Because construction hasn’t begun, the forecast and analysis of the financing is based on conditions in the market today, Norbert said. He stressed that there would be no financing and no bonds would be issued until the half with Menards and some of the other businesses is at least partially completed. Until then, the financial risk of supporting the project falls squarely on the developer, he said. When the bonds are issued, the risk falls on bondholders, not the village, he said.

TIFs and business districts are the way the public would pay up to $7 million toward the total cost.

“The business district operates on the premise that sales at retail will be subject to the levy of an additional one percent sales tax,” Norber explained.

He said that the project as proposed looks to open partially in late summer 2022 with Menards and approximately half of the dozen or so outparcels generating revenues. The rest is scheduled to open in late summer 2023, he said.
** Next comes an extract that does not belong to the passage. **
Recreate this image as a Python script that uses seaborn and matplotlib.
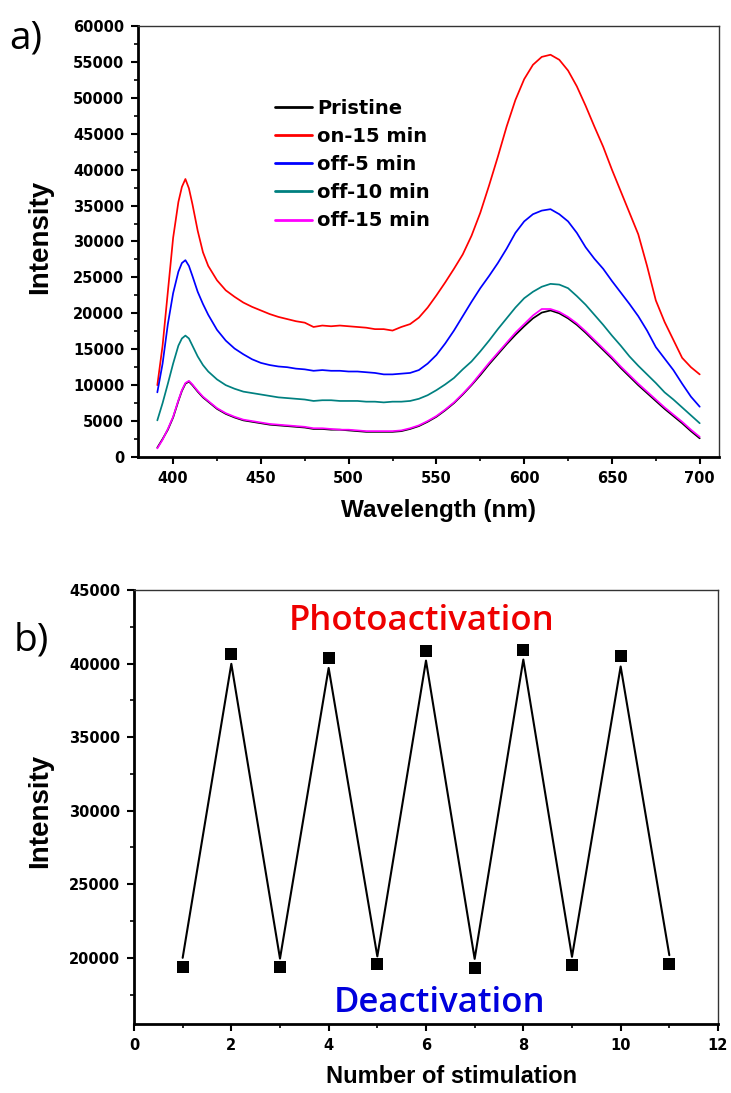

A wedge-shaped 54-acre piece of land south of Governors Parkway, the land is the expected home not only of a Menards home improvement store, but also smaller businesses as well. All the entrances are controlled by outside jurisdictions – Edwardsville, Madison County and the Illinois Department of Transportation.

“Nothing is finalized for Orchard Town Center,” the mayor said after the meeting. “No public incentives have been finalized. The plans have not been finalized

“The project is a proposed project,” he said. “It has not yet been voted on.”